Sometimes I buy the gaming magazine Edge. It’s supposedly the magazine for ‘serious’ gamers, which I like to think I am – perhaps that’s why I buy it – but almost every time I do, I come across something that makes me think it isn’t aimed at people like me at all.

Such as this for example. It’s a retrospective look at the merits of the PlayStation game Ridge Racer Revolution. Back when I owned one of those grey-box things, I came across this game myself, and I have to say it didn’t strike me as the kind of thing anyone would look upon with any great fondness.

Still, that’s not really the issue. Whoever wrote the article obviously disagrees with me, and that’s fine. What disturbs me is what he/she (Edge don’t like to put their writers’ names on anything, for whatever reason) has actually written about the game. How’s this for starters?

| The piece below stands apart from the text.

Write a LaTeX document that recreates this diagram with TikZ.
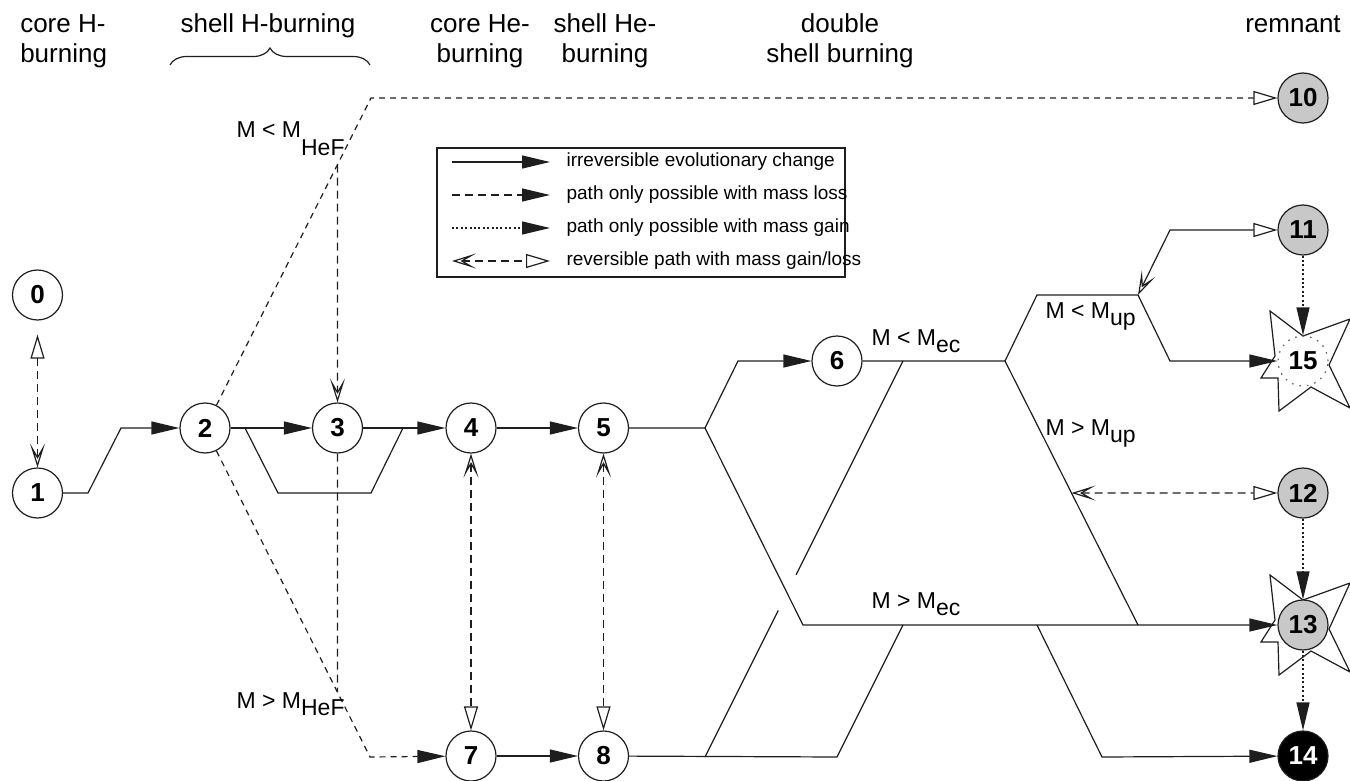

”The primary rule of a great pop song: always leave your audience wanting more…The primary rule of a great arcade game: follow the rules of the great pop song. Ridge Racer always had it nailed. If the straights are the verses, the corners are the chorus – the build-up and the anticipation, followed by the emphatic and joyful release.

And Ridge Racer Revolution is the exemplar of that concept, a three and-a-half minute explosion of colour, excitement and optimism that acts as an adrenaline shot to the heart.”

Pretentious? Oh yes. But at least you can kind of follow what’s going on. Ridge Racer – it’s like a pop song, apparently. But what about the graphics? What are they like?

“The sunset that greets the player on the first lap of the second track consists of the richest Del Monte orange imaginable. Water lapping up against the thin stretch of road halfway around the novice course is turned a beautiful shade of peppermint green thanks to its shallowness and the sand underneath, a section of track made all the more memorable and heavenly due to the flash of lens flare that appears for a split second just out of the corner of the player’s eye. Planes jetting off to new destinations, sailboats idling on all sides: the atmosphere is clubland holiday, a paradisiacal Ibiza.

Hmm, now you’ve lost me. It’s been a while since I played the game, but if pressed to come up with a description of my own I might have gone for “ugly” or “blocky” instead.

Anyway, the article continues in this vein, and there are times you could be forgiven for forgetting that he/she is, in fact, talking about a game – an old game in fact, where you drive a fake car around in circles on a fake island while ridiculous techno music pumps away in the background (go here if you’re not familiar with it yourself).

I’ve got nothing against taking games seriously, or using long words to talk about them occasionally, but it’s usually worth stopping right before the point you start to come out with this kind of bollocks.